トヨタ自動車が新型車「カローラ スポーツ」を発売した。誕生から52年を経たカローラだが、ハッチバックという新たなスタイルで登場する新型車が背負う使命は、ずばりユーザーの若返りだ。自動車業界共通の命題に挑む新型カローラとは、一体どんなクルマなのだろうか。事前説明会でチーフエンジニアに聞いた話も交えつつお伝えしたい。
トヨタが若者に提案する新しい「カローラ」
カローラは1966年に誕生し、今度の新型で12代目となる。これまでの累計販売台数は4,600万台以上。現在は世界の16の工場で生産し、150カ国以上の国と地域で販売しているグローバルな大衆車だ。新型カローラの開発を担当したトヨタの小西良樹チーフエンジニア(CE)は、カローラの販売状況を「10秒に1台、お客様の手元に届く計算」(以下、発言は小西CE)と表現する。
「『アクシオ』というセダンは70歳、ワゴンの『フィールダー』は60歳――」。説明会で会場がどよめいたのは、小西CEがカローラオーナーの平均年齢に言及した時だった。この数字は、長くカローラに乗り続けている人がいる証明だと考えれば立派だが、当然ながら若いユーザーを取り込めなければ販売台数は先細る一方だ。

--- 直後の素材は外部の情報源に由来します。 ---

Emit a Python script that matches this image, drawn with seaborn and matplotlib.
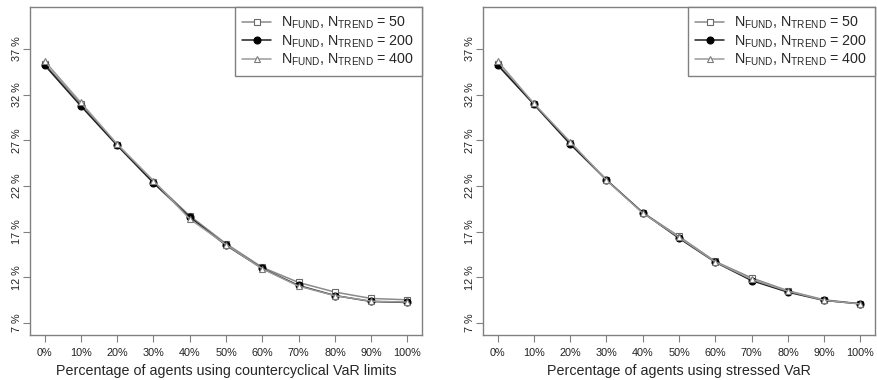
import numpy as np
import pandas as pd
import matplotlib
matplotlib.use("Agg")
import matplotlib.pyplot as plt
import seaborn as sns

# ---- data ----
x_pos = list(range(11))
x_labels = ["0%", "10%", "20%", "30%", "40%", "50%", "60%", "70%", "80%", "90%", "100%"]
y_ticks = [7, 12, 17, 22, 27, 32, 37]
y_labels = ["7 %", "12 %", "17 %", "22 %", "27 %", "32 %", "37 %"]
levels = ["50", "200", "400"]

left_50 = [35.4, 31.0, 26.55, 22.5, 18.75, 15.7, 13.1, 11.45, 10.4, 9.7, 9.55]
left_200 = [35.25, 30.77, 26.45, 22.35, 18.6, 15.53, 12.98, 11.12, 10.02, 9.37, 9.26]
left_400 = [35.7, 31.15, 26.6, 22.6, 18.4, 15.6, 12.95, 11.05, 10.0, 9.4, 9.3]

right_50 = [35.4, 31.0, 26.75, 22.7, 19.1, 16.5, 13.75, 11.95, 10.55, 9.55, 9.12]
right_200 = [35.25, 30.95, 26.6, 22.67, 19.1, 16.29, 13.67, 11.66, 10.39, 9.48, 9.11]
right_400 = [35.7, 31.05, 26.85, 22.65, 19.05, 16.4, 13.7, 11.8, 10.5, 9.5, 9.1]

xlabel_left = "Percentage of agents using countercyclical VaR limits"
xlabel_right = "Percentage of agents using stressed VaR"


def make_df(s50, s200, s400):
    rows = []
    for lev, s in zip(levels, [s50, s200, s400]):
        for xp, v in zip(x_pos, s):
            rows.append({"x": xp, "y": v, "N": lev})
    return pd.DataFrame(rows)


sns.set_style("white")
plt.rcParams["font.family"] = ["Liberation Sans", "DejaVu Sans"]
plt.rcParams["mathtext.fontset"] = "custom"
plt.rcParams["mathtext.rm"] = "Liberation Sans"

fig = plt.figure(figsize=(8.77, 3.8), dpi=100)
ax1 = fig.add_axes([30 / 877, 45 / 380, 392 / 877, 328 / 380])
ax2 = fig.add_axes([483 / 877, 45 / 380, 392 / 877, 328 / 380])

gray = "#808080"
line_colors = {"50": "#8a8a8a", "200": "#202020", "400": "#9a9a9a"}
markers = {"50": "s", "200": "o", "400": "^"}
mfc = {"50": "white", "200": "black", "400": "white"}
mec = {"50": "#6a6a6a", "200": "black", "400": "#7a7a7a"}

for ax, data, xl in [(ax1, make_df(left_50, left_200, left_400), xlabel_left),
                     (ax2, make_df(right_50, right_200, right_400), xlabel_right)]:
    for lev in levels:
        sub = data[data["N"] == lev]
        sns.lineplot(data=sub, x="x", y="y", ax=ax, color=line_colors[lev],
                     marker=markers[lev], markersize=4.5 if lev != "200" else 5,
                     markerfacecolor=mfc[lev], markeredgecolor=mec[lev],
                     markeredgewidth=0.8, linewidth=1.1,
                     label=r"N$_{\mathrm{FUND}}$, N$_{\mathrm{TREND}}$ = " + lev)
    ax.set_xlim(-0.4, 10.4)
    ax.set_ylim(5.7, 41.6)
    ax.set_xticks(x_pos)
    ax.set_xticklabels(x_labels, fontsize=7.8)
    ax.set_yticks(y_ticks)
    ax.set_yticklabels(y_labels, fontsize=7.8, rotation=90, va="center")
    ax.set_xlabel(xl, fontsize=10.3, labelpad=5)
    ax.set_ylabel("")
    for sp in ax.spines.values():
        sp.set_color(gray)
        sp.set_linewidth(1.0)
    ax.tick_params(axis="both", direction="out", length=5, width=0.8, color=gray,
                   labelcolor="#222222")
    ax.tick_params(axis="x", bottom=True, pad=4)
    ax.tick_params(axis="y", left=True, pad=1)
    leg = ax.legend(loc="upper right", bbox_to_anchor=(1.0, 1.0), borderaxespad=0,
                    fontsize=10.3, frameon=True, fancybox=False, framealpha=1,
                    edgecolor=gray, handlelength=2.0, handletextpad=0.7,
                    labelspacing=0.15, borderpad=0.55)
    leg.get_frame().set_linewidth(1.0)

fig.savefig("out.png", dpi=100)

新型カローラ開発にかける思いを「カローラを若い人たちに」とした小西CEは、カローラ スポーツを「次の50年に向けて最初に打ち出すクルマ。今のお客様も大事だが、次の50年に向けて若い人にも響く商品にしたい」と力を込めた。ターゲットユーザーは20~30代の男女、カップルなどの「新世代ベーシック層」と設定。そういった顧客に届くよう、「2つの軸」によるクルマづくりを行ったそうだ。その軸とは、「コネクティッド」と「クルマ本来の楽しさであるデザイン・走り」だとする。